Best Practice #2: Stewards with admin privileges should monitor the trust flags¶
Having knowledgeable stewards monitor trust flags combines the best of the top-down and bottom-up approaches of data curation. The knowledge of the community is captured, but the risk of uncontrolled trust flags is mitigated. If there is disagreement among users about whether data should be trusted or not, the stewards with admin capability should intervene to clarify the discussion and drive to a decision. If necessary, the steward can delete trust flags that are inaccurate or obsolete.
Best Practice #3: Provide a rationale when warning or deprecating a data object¶
When a data element is warned or deprecated the user will be prompted to complete a required text field. This is where the rationale for the warning or deprecation should be documented. For example, if there is a problem with the data pipeline, it should be indicated in the text field for the warning or deprecation. In addition to clearly stating the problem, best practice would be to include appropriate contacts, links to articles, and time frames for resolution or data source decommissioning (if applicable).
Warnings should be used where data is essentially accurate, but certain precautions should be taken or conditions accounted for. For example, if there’s a data set that has accurate data but only over a certain time frame, that should be noted in a warning. On the other hand, deprecations should indicate data that is fundamentally flawed and should not be used, at least for the time being.
Best Practice #4: Display alternative data sources¶
Often when one data source is deprecated, it is because there is another, better source that should be used. By using a link to the preferred data set in the deprecation, Alation can be used to point users to the data that is trustworthy.
Endorse - Warn - Deprecate
Best Practice #5: Consider when to use endorsements¶
Warning and deprecating data are clearly to be used when there are exceptions and data need to be flagged as untrustworthy for one reason or another. Depending on the current state of your data, stewards may consider using endorsements in a similar matter. For instance, if a data source has many instances of untrustworthy data, it may be necessary to proactively endorse data that is good. In this case trustworthy data can be considered the exception that needs to be called out using the endorsement trust flag.
Another time to consider using endorsements is where there are two similar data sets that may be “in competition”. In this case endorsements can prevent potential misunderstandings about which data set to use. This is a situation that shouldn’t last for long as the “losing” data set should be deprecated and, ultimately, decommissioned.

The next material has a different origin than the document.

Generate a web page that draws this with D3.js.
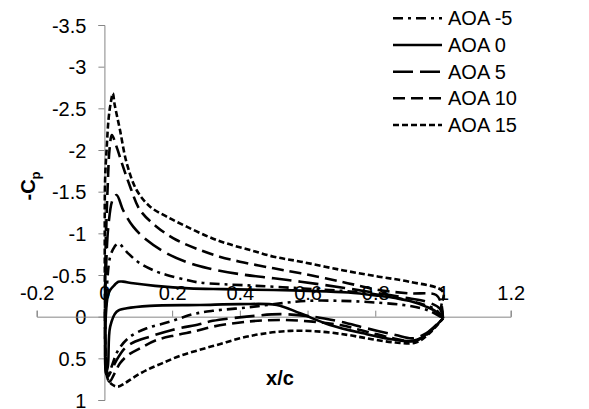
<!DOCTYPE html>
<html><head><meta charset="utf-8">
<script src="https://cdn.jsdelivr.net/npm/d3@7"></script>
<style>html,body{margin:0;padding:0;background:#fff;}svg{display:block;}</style>
</head><body>
<svg id="c" width="589" height="409"></svg>
<script>
// ---- data (x/c, Cp) ----
const seriesNames = ["AOA -5", "AOA 0", "AOA 5", "AOA 10", "AOA 15"];
const xTicks = [-0.2, 0, 0.2, 0.4, 0.6, 0.8, 1, 1.2];
const yTicks = [-3.5, -3, -2.5, -2, -1.5, -1, -0.5, 0, 0.5, 1];

const aoaM5 = [
  [1.0,0.02],[0.98,-0.08],[0.93,-0.16],[0.87,-0.22],[0.8,-0.27],[0.7,-0.31],[0.58,-0.34],[0.45,-0.37],
  [0.35,-0.39],[0.28,-0.41],[0.243,-0.44],[0.184,-0.50],[0.154,-0.54],[0.105,-0.64],[0.07,-0.76],
  [0.041,-0.88],[0.03,-0.84],[0.017,-0.72],[0.008,-0.4],[0.003,0.1],[0.004,0.5],[0.01,0.68],
  [0.017,0.64],[0.041,0.40],[0.076,0.24],[0.125,0.14],[0.194,0.06],[0.262,-0.03],[0.32,-0.07],
  [0.42,-0.11],[0.52,-0.16],[0.6,-0.19],[0.7,-0.19],[0.8,-0.17],[0.9,-0.13],[0.96,-0.07],[1.0,0.02]
];
const aoa0 = [
  [1.0,0.02],[0.98,-0.06],[0.95,-0.12],[0.9,-0.19],[0.863,-0.22],[0.81,-0.25],[0.72,-0.29],[0.6,-0.31],
  [0.5,-0.32],[0.35,-0.33],[0.25,-0.34],[0.15,-0.37],[0.085,-0.40],[0.055,-0.42],[0.041,-0.42],
  [0.03,-0.38],[0.017,-0.32],[0.01,-0.25],[0.004,0.0],[0.002,0.4],[0.004,0.68],[0.01,0.6],
  [0.017,0.12],[0.036,-0.06],[0.066,-0.10],[0.134,-0.13],[0.282,-0.14],[0.4,-0.15],[0.509,-0.14],
  [0.578,-0.04],[0.666,0.10],[0.764,0.20],[0.863,0.28],[0.92,0.29],[0.96,0.18],[1.0,0.02]
];
const aoa5 = [
  [1.0,0.02],[0.99,-0.1],[0.95,-0.18],[0.9,-0.22],[0.81,-0.28],[0.7,-0.35],[0.58,-0.42],[0.5,-0.46],
  [0.4,-0.51],[0.306,-0.58],[0.253,-0.64],[0.184,-0.76],[0.125,-0.92],[0.085,-1.08],[0.055,-1.28],
  [0.036,-1.46],[0.024,-1.40],[0.012,-1.1],[0.005,-0.6],[0.002,0.0],[0.004,0.5],[0.01,0.72],
  [0.02,0.65],[0.036,0.52],[0.06,0.38],[0.085,0.31],[0.134,0.24],[0.2,0.16],[0.28,0.09],[0.32,0.05],
  [0.42,0.0],[0.52,-0.03],[0.616,0.0],[0.696,0.06],[0.775,0.14],[0.86,0.22],[0.91,0.26],[0.95,0.2],[1.0,0.02]
];
const aoa10 = [
  [1.0,0.02],[0.995,-0.15],[0.98,-0.26],[0.9,-0.28],[0.81,-0.32],[0.7,-0.42],[0.58,-0.52],[0.5,-0.58],
  [0.4,-0.66],[0.34,-0.72],[0.282,-0.80],[0.213,-0.92],[0.154,-1.08],[0.105,-1.28],[0.076,-1.56],
  [0.055,-1.8],[0.035,-2.05],[0.022,-2.18],[0.015,-2.0],[0.01,-1.6],[0.005,-1.0],[0.002,-0.3],
  [0.002,0.3],[0.006,0.7],[0.015,0.78],[0.03,0.68],[0.046,0.56],[0.07,0.46],[0.105,0.38],[0.154,0.28],
  [0.213,0.22],[0.273,0.17],[0.32,0.12],[0.42,0.06],[0.52,0.04],[0.616,0.06],[0.696,0.10],[0.775,0.18],
  [0.853,0.26],[0.91,0.29],[0.95,0.22],[1.0,0.02]
];
const aoa15 = [
  [1.0,0.02],[0.995,-0.12],[1.0,-0.30],[0.9,-0.42],[0.81,-0.48],[0.7,-0.56],[0.58,-0.66],[0.5,-0.72],
  [0.43,-0.80],[0.36,-0.88],[0.307,-0.96],[0.243,-1.08],[0.184,-1.20],[0.135,-1.32],[0.095,-1.52],
  [0.066,-1.84],[0.046,-2.24],[0.03,-2.55],[0.025,-2.68],[0.018,-2.55],[0.012,-2.36],[0.007,-2.04],
  [0.002,-1.64],[0.001,-1.0],[0.002,0.0],[0.004,0.5],[0.01,0.75],[0.025,0.82],[0.04,0.84],
  [0.06,0.80],[0.09,0.72],[0.125,0.64],[0.17,0.56],[0.223,0.47],[0.28,0.40],[0.34,0.33],[0.4,0.26],
  [0.46,0.21],[0.55,0.17],[0.64,0.18],[0.72,0.22],[0.79,0.27],[0.86,0.31],[0.92,0.31],[0.96,0.20],[1.0,0.02]
];
const seriesData = [aoaM5, aoa0, aoa5, aoa10, aoa15];
const dashes = ["10,5,3,5", null, "20,7", "12,6", "6,3"];

// ---- drawing ----
const svg = d3.select("#c");
const x = d3.scaleLinear().domain([-0.2, 1.2]).range([36.7, 510.7]);
const y = d3.scaleLinear().domain([-3.5, 1]).range([25, 400]);
const font = "'Liberation Sans', Arial, sans-serif";
const axisCol = "#868686";

// y axis at x=0
const yAxis = d3.axisLeft(y).tickValues(yTicks).tickSize(6).tickFormat(d3.format("~g"));
const gy = svg.append("g").attr("transform", `translate(${x(0)},0)`).call(yAxis);
gy.select(".domain").attr("stroke", axisCol);
gy.selectAll(".tick line").attr("stroke", axisCol);
gy.selectAll(".tick text").attr("font-family", font).attr("font-size", 20).attr("fill", "#000")
  .attr("x", -18).attr("dy", "0.35em").text(d => d3.format("~g")(d).replace("−", "-"));

// x axis at y=0, ticks/labels above
const xAxis = d3.axisTop(x).tickValues(xTicks).tickSize(6).tickFormat(d3.format("~g"));
const gx = svg.append("g").attr("transform", `translate(0,${y(0)})`).call(xAxis);
gx.select(".domain").attr("stroke", axisCol);
gx.selectAll(".tick line").attr("stroke", axisCol);
gx.selectAll(".tick text").attr("font-family", font).attr("font-size", 20).attr("fill", "#000")
  .attr("y", -17).attr("dy", "0").text(d => d3.format("~g")(d).replace("−", "-"));

// series
const line = d3.line().x(d => x(d[0])).y(d => y(d[1])).curve(d3.curveCatmullRom.alpha(0.5));
seriesData.forEach((s, i) => {
  svg.append("path").datum(s).attr("d", line).attr("fill", "none").attr("stroke", "#000")
    .attr("stroke-width", 2.6).attr("stroke-dasharray", dashes[i]).attr("stroke-linejoin", "round");
});

// titles
svg.append("text").attr("x", 280).attr("y", 385).attr("text-anchor", "middle")
  .attr("font-family", font).attr("font-size", 20).attr("font-weight", "bold").text("x/c");
const yt = svg.append("text").attr("transform", "translate(35,186) rotate(-90)").attr("text-anchor", "middle")
  .attr("font-family", font).attr("font-size", 20).attr("font-weight", "bold");
yt.append("tspan").text("-C");
yt.append("tspan").attr("font-size", 13).attr("dy", 5).text("p");

// legend
const legY = [18.3, 45, 71.7, 98.3, 125];
seriesNames.forEach((n, i) => {
  svg.append("line").attr("x1", 393).attr("x2", 442).attr("y1", legY[i]).attr("y2", legY[i])
    .attr("stroke", "#000").attr("stroke-width", 2.6).attr("stroke-dasharray", dashes[i]);
  svg.append("text").attr("x", 448).attr("y", legY[i]).attr("dy", "0.35em")
    .attr("font-family", font).attr("font-size", 20).attr("fill", "#000").text(n);
});
</script>
</body></html>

Best Practice #6: Encourage users to flag filters, joins, and queries¶
All users can flag filters, joins, and queries. Users have the responsibility to be on the lookout for problems with data and how it is used in queries and should use the flags to document their concerns. As an example, if there is a poorly constructed query that is consuming inordinate DB resources, it should be flagged, with a link to a “gold standard” model query included in the warning explanation. Like the data catalog pages, stewards with admin privileges should monitor and control trust flags so they are not used inappropriately.